Я размышлял об этой ситуации, понял, что он мне дал очень много. Он мне ценой жизни показал модель того, по пунктам, чего делать не нужно и что к чему ведет. И мне, по большому счету, очень сильно упростил жизнь. Я знаю, как делать не надо, и этого не делаю. И мне живется гораздо легче, чем ему. Поэтому я сейчас очень ему благодарен.
— Я правильно понимаю, что отец и вся его жизнь — то, за счет чего ты не попадаешь под попытку мамы стандартизировать?
— Нет. Я их по-другому воспринимаю. Сначала ребенок просто доверяет. Потом — бац, один раз что-то услышал, понял, что это поток разорванных с реальностью утверждений…
— Ты помнишь что-то конкретное?
— Помню просто, что в какой-то момент уже нет доверия к словам. А дальше начинаешь больше анализировать, слушать. И потом ты перестаешь воспринимать. И все. Потом уже понимаешь, что это поток глупости человеческой, слова благонадежного гражданина, человека, который населяет, конечно…
— Может, ты помнишь какую-то точку невозврата? Ты же не сразу родился другим?
— Конечно, нет.
— Когда родился Петр Павленский, которого большинство знает? Может, тебе кирпич на голову упал? Может, ты увидел, как дети едят мертвую кошку? Что случилось, после чего ты понял, что я другим никогда не буду?
— Акция случилась, что очевидной стала точка невозврата.
— Это другое. Это ты понял после этой акции, что если ты пойдешь на попятную, то ты уничтожишь все, эту свою первую акцию.
— Это оппортунизм будет, сдача позиций. Это было точкой невозврата. До этого…
— Для тебя как для человека. Это как для художника.
— У меня не было таких моментов. Я просто принимал решение. У меня есть разные этапы жизни. У меня не возникало вопроса, что вот эта точка. Я просто не возвращаюсь назад, потому там мне было бы скучно. Куда возвращаться? Условно у меня есть этапы детства…
— Почему ты так сильно не похож на родителей?
— Просто потому, что они, как родители создали модель, на которую я могу опираться.

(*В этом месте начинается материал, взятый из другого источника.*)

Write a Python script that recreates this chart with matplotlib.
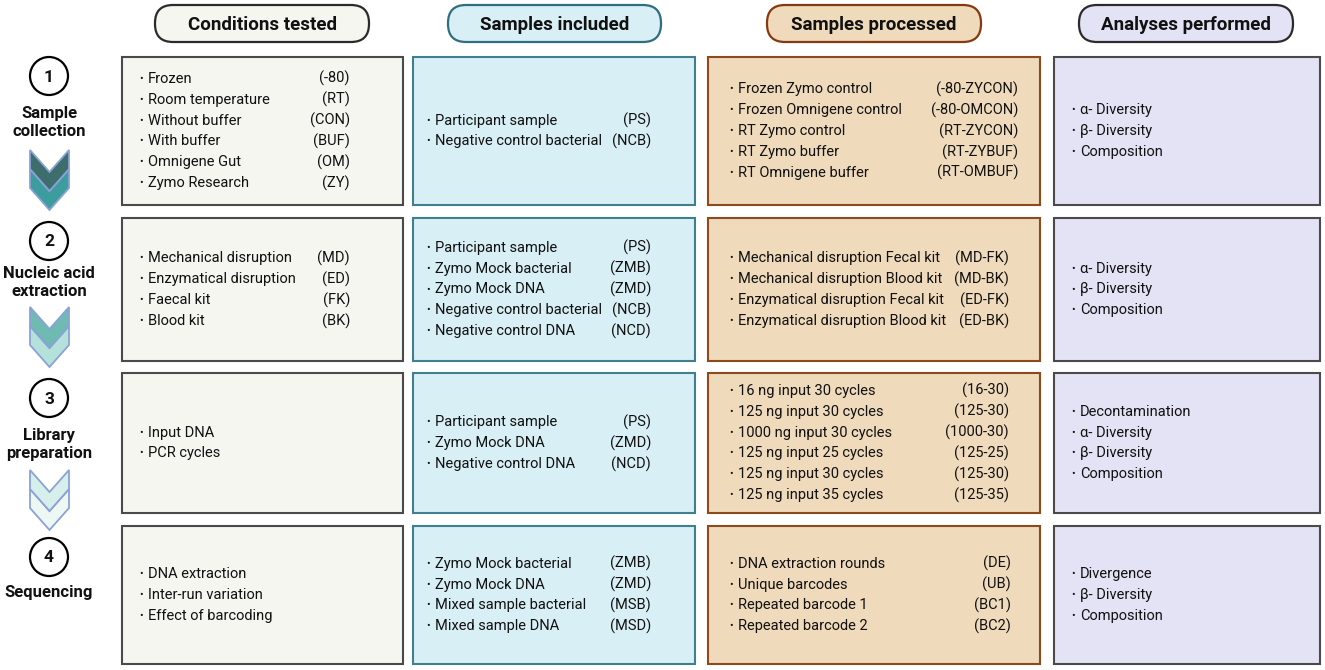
import matplotlib
matplotlib.use('Agg')
import matplotlib.pyplot as plt
from matplotlib.patches import FancyBboxPatch, Rectangle, Circle, Polygon

plt.rcParams['font.family'] = ['Roboto', 'DejaVu Sans']

# column headers
headers = ["Conditions tested", "Samples included", "Samples processed", "Analyses performed"]

# steps on the left
step_nums = ["1", "2", "3", "4"]
step_labels = ["Sample\ncollection", "Nucleic acid\nextraction", "Library\npreparation", "Sequencing"]

# column 1: conditions tested
cond_items = [
    ["Frozen", "Room temperature", "Without buffer", "With buffer", "Omnigene Gut", "Zymo Research"],
    ["Mechanical disruption", "Enzymatical disruption", "Faecal kit", "Blood kit"],
    ["Input DNA", "PCR cycles"],
    ["DNA extraction", "Inter-run variation", "Effect of barcoding"],
]
cond_codes = [
    ["(-80)", "(RT)", "(CON)", "(BUF)", "(OM)", "(ZY)"],
    ["(MD)", "(ED)", "(FK)", "(BK)"],
    [],
    [],
]

# column 2: samples included
incl_items = [
    ["Participant sample", "Negative control bacterial"],
    ["Participant sample", "Zymo Mock bacterial", "Zymo Mock DNA", "Negative control bacterial", "Negative control DNA"],
    ["Participant sample", "Zymo Mock DNA", "Negative control DNA"],
    ["Zymo Mock bacterial", "Zymo Mock DNA", "Mixed sample bacterial", "Mixed sample DNA"],
]
incl_codes = [
    ["(PS)", "(NCB)"],
    ["(PS)", "(ZMB)", "(ZMD)", "(NCB)", "(NCD)"],
    ["(PS)", "(ZMD)", "(NCD)"],
    ["(ZMB)", "(ZMD)", "(MSB)", "(MSD)"],
]

# column 3: samples processed
proc_items = [
    ["Frozen Zymo control", "Frozen Omnigene control", "RT Zymo control", "RT Zymo buffer", "RT Omnigene buffer"],
    ["Mechanical disruption Fecal kit", "Mechanical disruption Blood kit",
     "Enzymatical disruption Fecal kit", "Enzymatical disruption Blood kit"],
    ["16 ng input 30 cycles", "125 ng input 30 cycles", "1000 ng input 30 cycles",
     "125 ng input 25 cycles", "125 ng input 30 cycles", "125 ng input 35 cycles"],
    ["DNA extraction rounds", "Unique barcodes", "Repeated barcode 1", "Repeated barcode 2"],
]
proc_codes = [
    ["(-80-ZYCON)", "(-80-OMCON)", "(RT-ZYCON)", "(RT-ZYBUF)", "(RT-OMBUF)"],
    ["(MD-FK)", "(MD-BK)", "(ED-FK)", "(ED-BK)"],
    ["(16-30)", "(125-30)", "(1000-30)", "(125-25)", "(125-30)", "(125-35)"],
    ["(DE)", "(UB)", "(BC1)", "(BC2)"],
]

# column 4: analyses performed
anal_items = [
    ["α- Diversity", "β- Diversity", "Composition"],
    ["α- Diversity", "β- Diversity", "Composition"],
    ["Decontamination", "α- Diversity", "β- Diversity", "Composition"],
    ["Divergence", "β- Diversity", "Composition"],
]
anal_codes = [[], [], [], []]

columns = [(cond_items, cond_codes), (incl_items, incl_codes),
           (proc_items, proc_codes), (anal_items, anal_codes)]

# layout (pixels)
col_x = [(122, 403), (413, 695), (708, 1040), (1054, 1320)]
row_y = [(57, 205), (218, 361), (373, 513), (526, 664)]
pill_x = [(155, 369), (448, 661), (767, 981), (1079, 1293)]
pill_y = (5, 42)
fills = ['#f4f6ef', '#d8eff5', '#efdabb', '#e4e2f5']
edges = ['#4a4a4a', '#3f7f8e', '#8e4a1c', '#4a4a4a']
pill_edges = ['#2b2b2b', '#2f6e7e', '#86390f', '#2b2b2b']
bullet_x = [141, 428, 731, 1073]
code_right = [[350, 350, 350, 350], [651, 651, 651, 651],
              [1018, 1009, 1009, 1011], [0, 0, 0, 0]]
line_h = 20.9

circle_y = [76, 241, 398, 557]
label_y = [122.5, 282.5, 444.5, 593]
chev_top = [150, 307, 470]
chev_cols = [('#3e6e6c', '#3d9c9d'), ('#6fbab1', '#b5e1db'), ('#d7efeb', '#edf8f5')]

fig = plt.figure(figsize=(13.25, 6.7), dpi=100)
ax = fig.add_axes([0, 0, 1, 1])
ax.set_xlim(0, 1325)
ax.set_ylim(670, 0)
ax.axis('off')

# header pills
for c in range(4):
    x0, x1 = pill_x[c]
    p = FancyBboxPatch((x0 + 18, pill_y[0] + 18), x1 - x0 - 36, pill_y[1] - pill_y[0] - 36,
                       boxstyle="round,pad=18,rounding_size=18",
                       fc=fills[c], ec=pill_edges[c], lw=1.6)
    ax.add_patch(p)
    ax.text((x0 + x1) / 2, (pill_y[0] + pill_y[1]) / 2 + 1, headers[c], ha='center', va='center',
            fontsize=13.5, fontweight='bold', color='#111111')

# boxes and items
for c in range(4):
    items_all, codes_all = columns[c]
    x0, x1 = col_x[c]
    for r in range(4):
        y0, y1 = row_y[r]
        ax.add_patch(Rectangle((x0, y0), x1 - x0, y1 - y0, fc=fills[c], ec=edges[c], lw=1.5))
        items = items_all[r]
        codes = codes_all[r]
        n = len(items)
        yc = (y0 + y1) / 2
        for i in range(n):
            y = yc + (i - (n - 1) / 2) * line_h
            ax.text(bullet_x[c], y, "•", ha='center', va='center', fontsize=7.5, color='#111111')
            ax.text(bullet_x[c] + 7, y, items[i], ha='left', va='center', fontsize=10.5, color='#111111')
            if i < len(codes):
                ax.text(code_right[c][r], y, codes[i], ha='right', va='center', fontsize=10.5,
                        color='#111111')

# steps: circles + labels
for s in range(4):
    ax.add_patch(Circle((49, circle_y[s]), 19, fc='white', ec='black', lw=1.6))
    ax.text(49, circle_y[s] + 1, step_nums[s], ha='center', va='center', fontsize=12.5,
            fontweight='bold', color='#111111')
    ax.text(49, label_y[s], step_labels[s], ha='center', va='center', fontsize=12,
            fontweight='bold', color='#111111', linespacing=1.3)

# double chevrons
xl, xr, xm = 30, 69, 49.5
side, depth, off = 19, 22, 19
for k in range(3):
    t = chev_top[k]
    for j in (1, 0):
        tt = t + j * off
        pts = [(xl, tt), (xm, tt + depth), (xr, tt), (xr, tt + side),
               (xm, tt + side + depth), (xl, tt + side)]
        ax.add_patch(Polygon(pts, closed=True, fc=chev_cols[k][j], ec='#8aa2d8', lw=1.3,
                             joinstyle='miter'))

fig.savefig('out.png', dpi=100)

Можно по-разному использовать информацию. Ты можешь ее принимать и следовать ей, а можешь от нее отталкиваться. Условно — «как не надо», потому что ты видишь, к чему это приводит.
— С какого момента ты стал самостоятельным?
— Я могу что-то путать, потому что, как многие дети, не помню многого, что происходило в детстве. Помню, что когда был совсем маленьким, у меня возникали конфликты с кем-то во дворе, и рядом явно не было никого из родителей.
Там была ситуация, когда мы подожгли парадную, какие-то коробки. Мне было меньше пяти лет. Тогда первый раз пришла милиция, участковый. И я испугался, заплакал. Интересно, откуда маленький ребенок мог узнать, что милицию надо бояться? Этому должен был кто-то научить.
О школе сложно говорить, школу было видно из окна. Наверное, в первый класс отводили. Вряд ли я отличался самостоятельностью. Но никто особенно не опекал. Когда надо было, уходил, уезжал, находил способы обмануть, когда мне надо было где-то остаться, когда старше был. Но не помню, чтобы в 10 лет я самостоятельно отправился в путешествие. Нет таких историй, чтобы я один уехал в другой город или что-то еще.
— Просто я все думаю, что на каком-либо уровне должен существовать момент, где ты просто оторвался от родителей. Я все думаю, что он должен существовать, и ищу его.
— Почему должен оторваться? Я у них учился.
— Когда умирает отец, когда складывается его линия жизни в определенную картину, тебе все-таки 20 лет, ты уже слишком большой, ты уже оторвался к тому моменту. Выбор, мне кажется, человек делает раньше, и подростковом возрасте, что-то такое в нем происходит, что навсегда определяет.